Date: 9/24/2008 2:32:29 AM
Subject: [ALOCHONA] Writing from Dr. Fakhrudding Ahmed from 2005
 
Dear Alochoks,

I found this gem of a piece written by our honorable Chief Advisor, Dr. Fakhruddin Ahmed from 2005. In this letter he talks about his college days and how to build a first-class educational institution.

Regardless of what happens with our politics, we have been blessed, even if for a short time, to have such a distinguished and thoughtful person as our nation's leader.

Enjoy!

- Raheem
New York

Letter From America
Anatomy of a first-class school


While the Rhodes Scholars, the English-speaking world's cream of the crop, held their Reunion in mid-July at the University of Pennsylvania, the Bangladeshi version of "cream of the crop," the former students of "East Pakistan" (now Faujderhat ) Cadet College, held their Third North American Reunion on July 30, in New York City. Coincidently, the only two "East Pakistanis" to win Pakistan's lone annual Rhodes scholarship (1970 and 1971) were students of Faujderhat Cadet College. The writer was fortunate to be the first. The chief guest at the Reunion was the college's former English teacher, Mr. A. T. M. Nasir Chowdhury, of the illustrious Chowdhury family of Noakhali that also boasts of Kabir Chowdhury, the late Munier Chowdhury, and Pakistan's Col. (Retired) Abdul Qayyum Chowdhury. Faujderhat Cadet College is an example of how to establish an excellent school in Bangladesh.


Faujderhat Cadet College was founded in 1958 by the late Pakistani President Field Marshal Mohammad Ayub Khan, for the express purpose of supplying Pakistan's armed forces with "East Pakistani" officers. The real founder of the college is the remarkable New Zealander, the late Colonel William Maurice Brown. Colonel Brown's credentials were outstanding. He was a Squadron Leader, recipient of Britain's Order of the British Empire (OBE), observer (Extraordinary) of the United Nations, New Zealand government minister, mountain climber, shooter, boxer, graduate of King's College, Cambridge, and teacher and administrator par excellence. Starting with the planning and construction of the infrastructure, through the selection of the very best students and faculty, to the setting of the glorious house traditions that persists to this day, Col. Brown is synonymous with cadet colleges in Bangladesh.

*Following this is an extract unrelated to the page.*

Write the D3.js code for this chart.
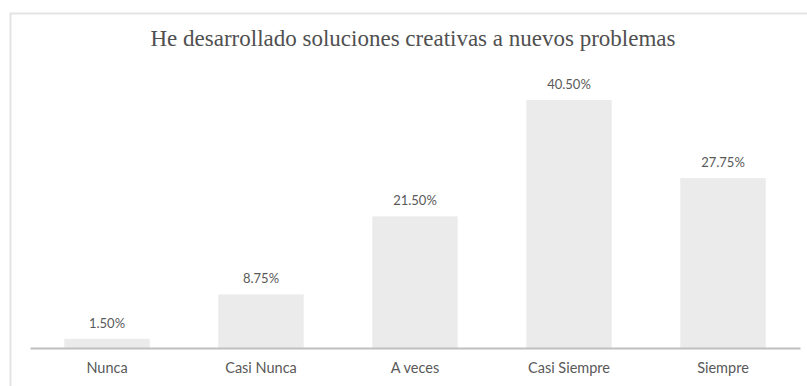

The prerequisite for an excellent school is three basic ingredients -- excellent students, excellent teachers, and an excellent administration under a dynamic principal. My class (VII) of 1959 was selected from all over Bangladesh. Although a disproportionate number of students were from Dhaka and Chittagong, the rest of the country was well represented. I was from Feni. We had students from Bhola, Barisal, Khulna, Jessore, Bheramara, Parbatipur, Mymensingh, and Sylhet. Our best student, Adnan, was from Bhairab Bazaar and our second best student, Mushfique, from Ghorashal, Dhaka. Only one out of the five to place within the first ten (including the first three) in Dhaka Board's 1963 SSC Humanities examination was from Dhaka, everyone else was from rural areas or mofussil towns. Thanks to the foundation laid by Col. Brown, Faujderhat Cadet College has so far produced famous professors, Rhodes Scholars, head of the army in Bangladesh, top civil servants, top journalists, actors, national record holders in track, top industrialists and philanthropists, members of the parliament, and a Foreign Minister.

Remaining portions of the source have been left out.